The birth of John James Audubon, the naturalist and artist who catalogued the birds of America and influenced Charles Darwin, has been celebrated with a Google doodle.
The search engine featured images from the pioneering ornithologist’s popular 19th Century prints to mark his 226th birthday.
Birds of prey, songbirds and a watchful owl replaced Google’s distinctive logo on the doodle.
The son of a French sugar plantation owner in what is now Haiti, Jean-Jacques Audubon emigrated to America at the turn of the 19th Century and made his name studying and recording the country’s bird life.
He set himself the challenge of painting North America’s bird species in greater detail than ever before.
A keen hunter, he earned the nickname the "American woodsman" in Europe, symbolising the frontier spirit of the United States to many.

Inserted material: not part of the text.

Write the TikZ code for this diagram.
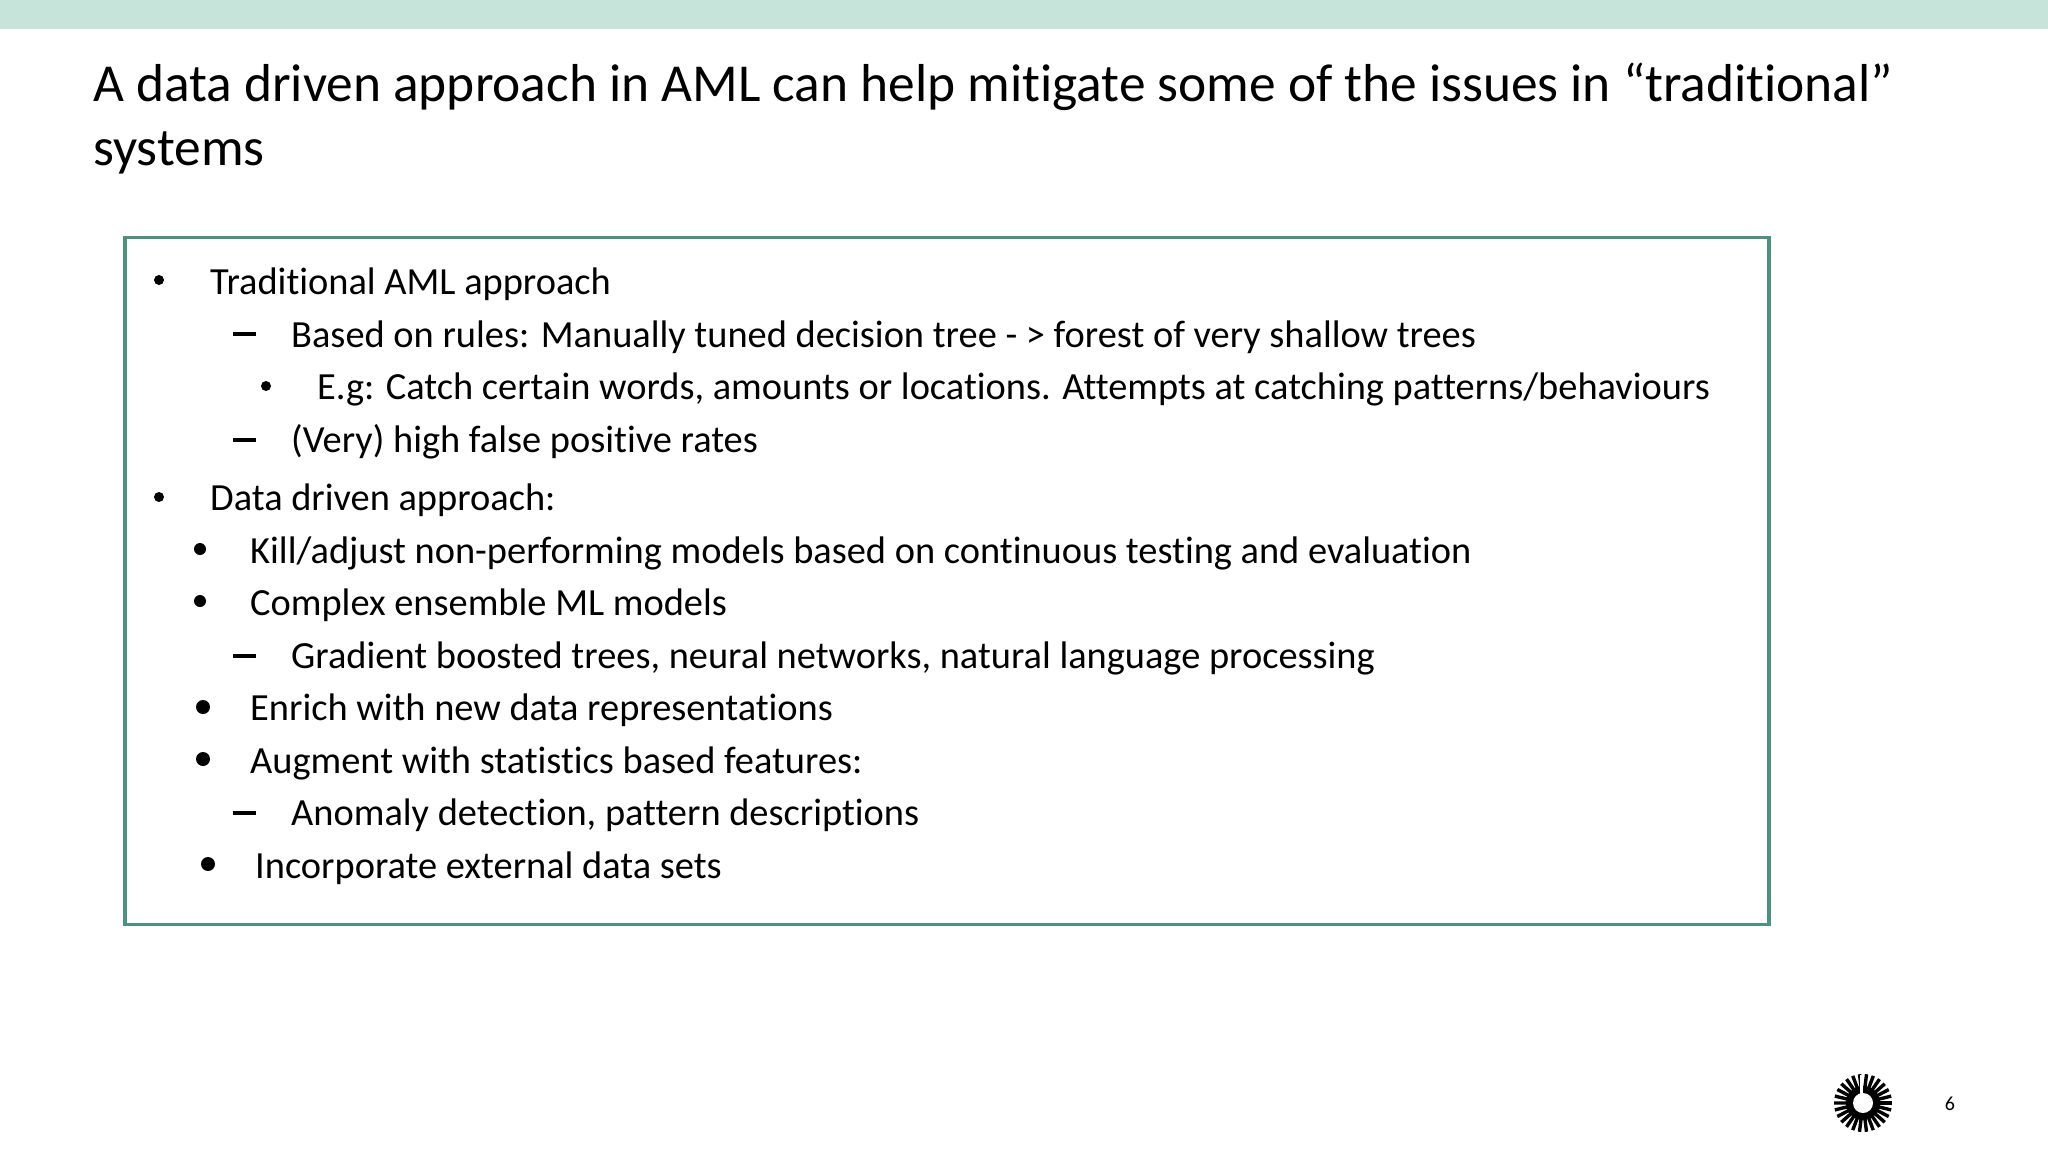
\documentclass[tikz,border=0pt]{standalone}
\usepackage{fontspec}
\setmainfont[Ligatures=NoCommon]{Carlito}
\definecolor{topband}{RGB}{199,228,218}
\definecolor{boxline}{RGB}{76,146,128}
\tikzset{
    bodytext/.style={anchor=base west,font=\fontsize{38.4}{46}\selectfont,inner sep=0pt},
    titletext/.style={anchor=base west,font=\fontsize{53.4}{64}\selectfont,inner sep=0pt},
    bulletmark/.style={circle,fill=black,inner sep=0pt,minimum size=#1},
    dashmark/.style={fill=black,inner sep=0pt,minimum width=23pt,minimum height=3.5pt}
}
\begin{document}
\begin{tikzpicture}[x=1pt,y=-1pt]
\useasboundingbox (0,0) rectangle (2048,1151);

% Top band
\fill[topband] (0,0) rectangle (2048,29);

% Title
\node[titletext] (title1) at (93,101) {A data driven approach in AML can help mitigate some of the issues in “traditional”};
\node[titletext] (title2) at (93,165) {systems};

% Frame
\draw[boxline,line width=3.5pt] (125,237.5) rectangle (1769,924.5);

% Text lines
\foreach \x/\y/\txt [count=\i] in {
    210/294/{Traditional AML approach},
    291/347/{Based on rules: Manually tuned decision tree - > forest of very shallow trees},
    317/399/{E.g: Catch certain words, amounts or locations. Attempts at catching patterns/behaviours},
    291/452/{(Very) high false positive rates},
    210/510/{Data driven approach:},
    250/563/{Kill/adjust non-performing models based on continuous testing and evaluation},
    250/615/{Complex ensemble ML models},
    291/668/{Gradient boosted trees, neural networks, natural language processing},
    250/720/{Enrich with new data representations},
    250/773/{Augment with statistics based features:},
    291/825/{Anomaly detection, pattern descriptions},
    255/878/{Incorporate external data sets}} {
    \node[bodytext] (line\i) at (\x,\y) {\txt};
}

% Bullets
\foreach \x/\y/\d in {159/280/10, 266/386/10, 159/497/10, 200/549/12, 200/601/12, 203/707/14, 203/759/14, 208/864/14} {
    \node[bulletmark=\d pt] at (\x,\y) {};
}

% Dashes
\foreach \y in {334, 440, 656, 813} {
    \node[dashmark] at (244,\y) {};
}

% Logo
\fill[black] (1863,1103) circle (17);
\foreach \a in {0,13.85,...,350} {
    \draw[black,line width=3.4pt] (1863,1103) ++(\a:15) -- ++(\a:14);
}
\fill[white] (1863,1103) circle (10);
\fill[white] (1860,1075) rectangle (1862.5,1094);

% Page number
\node[anchor=base,font=\fontsize{20}{24}\selectfont,inner sep=0pt] (pagenum) at (1950,1110) {6};

\end{tikzpicture}
\end{document}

Born on April 26 1785 on his father’s sugar plantation in the former French colony of Saint-Domingue, he moved to France on the eve of the revolution and grew up there.

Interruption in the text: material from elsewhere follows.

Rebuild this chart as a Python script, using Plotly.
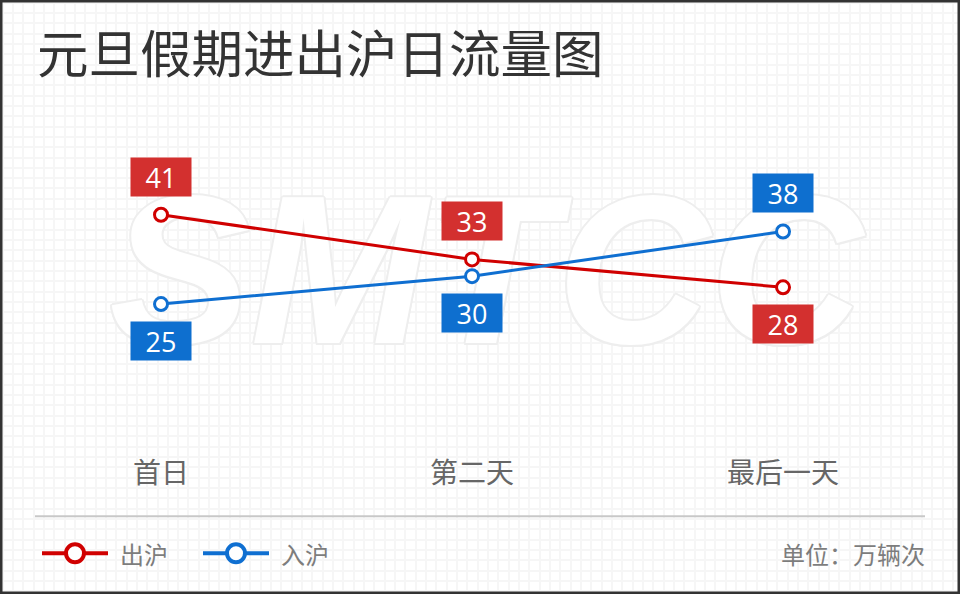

In 1803 his father sent him to America where he began studying and recording the country’s bird life, selling prints of his work across America and overseas.
In the 1820s he took an exhibition of his work to Britain where it was a hit.
The tour helped him raise the money to publish Birds of America, his monumental work cataloguing almost 500 species in intricate detail.
He was quoted by Charles Darwin in On the Origin of Species and also in later works.